Abstract

The electrostatic field associated with the rotation of Jupiter, relative to the rest frame of Io, would be distorted if the satellite were an electrical conductor. An idealized two-dimensional model of the distorted electric-field configuration, in the limit of a perfectly conducting satellite or satellite ionosphere, has been constructed and used to trace the adiabatic guiding-center trajectories of energetic protons and electrons across Jupiter's magnetic field lines, which are taken as rectilinear. The adiabatic trajectories of very low-energy particles (cold plasma) are found to avoid the satellite and escape absorption. In the limit of very high particle energies, the adiabatic trajectories are undistorted, and absorption proceeds as if Io were an insulator. The interpolation between these limits is monotonic for protons, such that Io sweeps out a drift shell half as wide as the satellite for first invariants of the order of 1 GeV per gauss.
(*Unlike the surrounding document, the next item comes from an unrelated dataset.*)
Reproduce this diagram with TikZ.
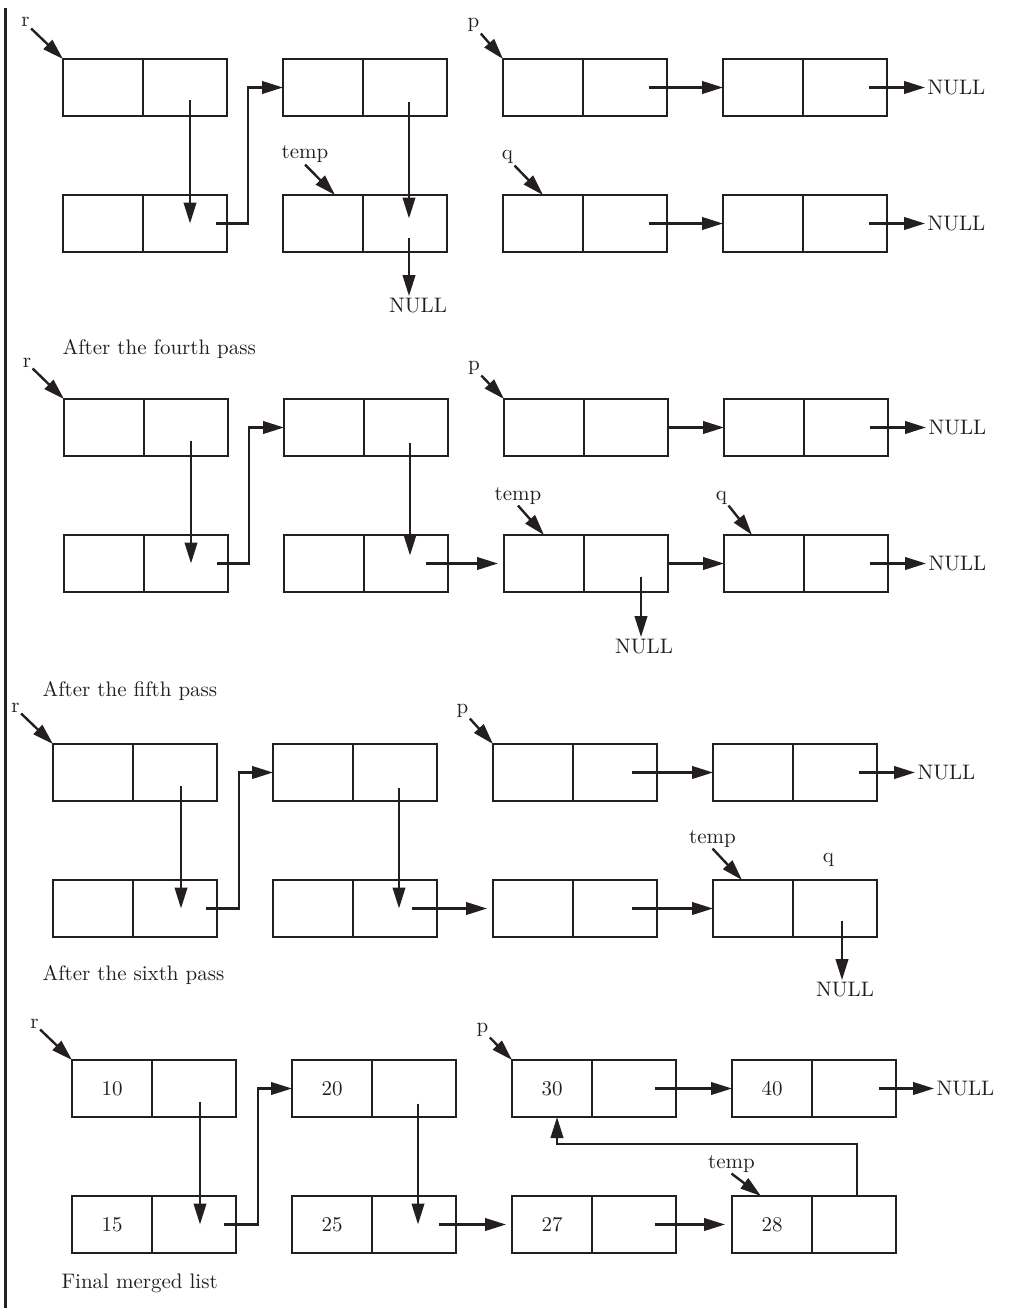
\documentclass[tikz,border=0pt]{standalone}
\usepackage{tikz}
\usetikzlibrary{positioning,arrows.meta}
\definecolor{Ink}{HTML}{231F20}
% one list element = data cell + pointer cell (name, placement, value)
\newcommand{\listelem}[3]{%
  \node[dcell,#2] (#1) {\scalebox{2.1}{#3}};
  \node[pcell,right=0pt of #1] (#1p) {};}

\begin{document}
\begin{tikzpicture}[
  x=1pt,y=1pt,
  font=\fontsize{10}{12}\selectfont,
  dcell/.style={draw=Ink,line width=2.9pt,minimum width=80pt,minimum height=57pt,
                inner sep=0pt,outer sep=0pt,text=Ink},
  pcell/.style={dcell,minimum width=84pt},
  txt/.style={text=Ink,inner sep=1pt,scale=2.1},
  lbl/.style={text=Ink,inner sep=0.5pt,scale=2.1,anchor=base},
  ar/.style={-{Triangle[length=21pt,width=12.5pt]},draw=Ink,line width=2.4pt},
]
\useasboundingbox (0,0) rectangle (1011,-1308);
\draw[Ink,line width=3pt] (5,-8) -- (5,-1308);

% after the fourth pass
\listelem{A11}{anchor=north west,at={(63,-59)}}{}
\listelem{A12}{right=56pt of A11p}{}
\listelem{A13}{right=56pt of A12p}{}
\listelem{A14}{right=56pt of A13p}{}
\listelem{A21}{below=79pt of A11}{}
\listelem{A22}{below=79pt of A12}{}
\listelem{A23}{below=79pt of A13}{}
\listelem{A24}{below=79pt of A14}{}
\node[lbl] (rA) at (25.5,-27) {r};
\node[lbl] (pA) at (473.5,-28) {p};
\node[lbl] (tA) at (305,-159) {temp};
\node[lbl] (qA) at (507.5,-160) {q};
\node[txt,right=38pt of A14p] (nA1) {NULL};
\node[txt,right=38pt of A24p] (nA2) {NULL};
\node[txt] (nA3) at (418,-306) {NULL};
\node[txt,anchor=base west] (capA) at (60,-354) {After the fourth pass};
\draw[ar] (rA.south east) -- (A11.north west);
\draw[ar] (pA.south east) -- (A13.north west);
\draw[ar] (tA.south) -- ([xshift=12pt]A22.north);
\draw[ar] (qA.south east) -- (A23.north);
\draw[ar] ([shift={(5,-13)}]A11p.center) -- ([xshift=5pt]A21p.center);
\draw[ar] ([xshift=-11pt]A21p.east) -- ++(32,0) |- (A12.west);
\draw[ar] ([shift={(4,-15)}]A12p.center) -- ([shift={(4,5)}]A22p.center);
\draw[ar] ([shift={(4,-14)}]A22p.center) -- ([xshift=4pt]A22p.center |- nA3.north);
\draw[ar] ([xshift=-18pt]A13p.east) -- (A14.west);
\draw[ar] ([xshift=-18pt]A14p.east) -- (nA1.west);
\draw[ar] ([xshift=-18pt]A23p.east) -- (A24.west);
\draw[ar] ([xshift=-18pt]A24p.east) -- (nA2.west);

% after the fifth pass
\listelem{B11}{anchor=north west,at={(64,-399)}}{}
\listelem{B12}{right=56pt of B11p}{}
\listelem{B13}{right=56pt of B12p}{}
\listelem{B14}{right=56pt of B13p}{}
\listelem{B21}{below=79pt of B11}{}
\listelem{B22}{below=79pt of B12}{}
\listelem{B23}{below=79pt of B13}{}
\listelem{B24}{below=79pt of B14}{}
\node[lbl] (rB) at (27,-367) {r};
\node[lbl] (pB) at (474,-370) {p};
\node[lbl] (tB) at (518,-500) {temp};
\node[lbl] (qB) at (721.5,-500) {q};
\node[txt,right=38pt of B14p] (nB1) {NULL};
\node[txt,right=38pt of B24p] (nB2) {NULL};
\node[txt] (nB3) at (644,-647) {NULL};
\node[txt,anchor=base west] (capB) at (40,-696) {After the fifth pass};
\draw[ar] (rB.south east) -- (B11.north west);
\draw[ar] (pB.south east) -- (B13.north west);
\draw[ar] (tB.south) -- (B23.north);
\draw[ar] (qB.south east) -- ([xshift=-12pt]B24.north);
\draw[ar] ([shift={(5,-13)}]B11p.center) -- ([xshift=5pt]B21p.center);
\draw[ar] ([xshift=-11pt]B21p.east) -- ++(32,0) |- (B12.west);
\draw[ar] ([shift={(4,-15)}]B12p.center) -- ([shift={(4,8)}]B22p.center);
\draw[ar,shorten >=6pt] ([xshift=-22pt]B22p.east) -- (B23.west);
\draw[ar] ([shift={(15,-13)}]B23p.center) -- ([xshift=15pt]B23p.center |- nB3.north);
\draw[ar] (B13p.east) -- (B14.west);
\draw[ar] ([xshift=-18pt]B14p.east) -- (nB1.west);
\draw[ar] (B23p.east) -- (B24.west);
\draw[ar] ([xshift=-18pt]B24p.east) -- (nB2.west);

% after the sixth pass
\listelem{C11}{anchor=north west,at={(53,-744)}}{}
\listelem{C12}{right=56pt of C11p}{}
\listelem{C13}{right=56pt of C12p}{}
\listelem{C14}{right=56pt of C13p}{}
\listelem{C21}{below=79pt of C11}{}
\listelem{C22}{below=79pt of C12}{}
\listelem{C23}{below=79pt of C13}{}
\listelem{C24}{below=79pt of C14}{}
\node[lbl] (rC) at (15.5,-712) {r};
\node[lbl] (pC) at (462.5,-713) {p};
\node[lbl] (tC) at (712.5,-843) {temp};
\node[lbl] (qC) at (828.5,-862) {q};
\node[txt,right=38pt of C14p] (nC1) {NULL};
\node[txt] (nC2) at (845,-990) {NULL};
\node[txt,anchor=base west] (capC) at (40,-980) {After the sixth pass};
\draw[ar] (rC.south east) -- (C11.north west);
\draw[ar] (pC.south east) -- (C13.north west);
\draw[ar] (tC.south) -- ([xshift=-11pt]C24.north);
\draw[ar] ([shift={(6,-13)}]C11p.center) -- ([xshift=6pt]C21p.center);
\draw[ar] ([xshift=-11pt]C21p.east) -- ++(33,0) |- (C12.west);
\draw[ar] ([shift={(4,-15)}]C12p.center) -- ([xshift=4pt]C22p.center);
\draw[ar,shorten >=6pt] ([xshift=-25pt]C22p.east) -- (C23.west);
\draw[ar] ([xshift=-25pt]C13p.east) -- (C14.west);
\draw[ar] ([xshift=-18pt]C14p.east) -- (nC1.west);
\draw[ar] ([xshift=-25pt]C23p.east) -- (C24.west);
\draw[ar] ([shift={(7,-12)}]C24p.center) -- ([xshift=7pt]C24p.center |- nC2.north);

% final merged list
\listelem{D11}{anchor=north west,at={(72,-1060)}}{10}
\listelem{D12}{right=56pt of D11p}{20}
\listelem{D13}{right=56pt of D12p}{30}
\listelem{D14}{right=56pt of D13p}{40}
\listelem{D21}{below=79pt of D11}{15}
\listelem{D22}{below=79pt of D12}{25}
\listelem{D23}{below=79pt of D13}{27}
\listelem{D24}{below=79pt of D14}{28}
\node[lbl] (rD) at (34.5,-1028) {r};
\node[lbl] (pD) at (482.5,-1032) {p};
\node[lbl] (tD) at (731.5,-1168) {temp};
\node[txt,right=38pt of D14p] (nD1) {NULL};
\node[txt,anchor=base west] (capD) at (59,-1288) {Final merged list};
\draw[ar] (rD.south east) -- (D11.north west);
\draw[ar] (pD.south east) -- (D13.north west);
\draw[ar] (tD.south) -- ([xshift=-11pt]D24.north);
\draw[ar] ([shift={(6,-13)}]D11p.center) -- ([xshift=6pt]D21p.center);
\draw[ar] ([xshift=-12pt]D21p.east) -- ++(34,0) |- (D12.west);
\draw[ar] ([shift={(4,-15)}]D12p.center) -- ([xshift=4pt]D22p.center);
\draw[ar,shorten >=6pt] ([xshift=-17pt]D22p.east) -- (D23.west);
\draw[ar] ([xshift=-21pt]D13p.east) -- (D14.west);
\draw[ar] ([xshift=-17pt]D14p.east) -- (nD1.west);
\draw[ar,shorten >=7pt] ([xshift=-21pt]D23p.east) -- (D24.west);
\draw[ar] ([xshift=3pt]D24p.north) -- ++(0,52) -| ([xshift=5pt]D13.south);
\end{tikzpicture}
\end{document}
The situation for electrons is more complicated, and no absorption from adiabatic trajectories is found at first invariants not exceeding 46 GeV per gauss. Electrons having first invariants of at least 50 GeV per gauss are typically swept out of drift shells wider than the satellite itself. However, electrons can impact only a portion of Io's exposed hemisphere for first invariants of 50-200 GeV per gauss. Thus, the particle-absorbing characteristics of an electrically conducting Jovian satellite are found to depend on both the species and the energy of the incident particle, and the satellite's particle-absorbing cross section differs systematically from its geometric cross section.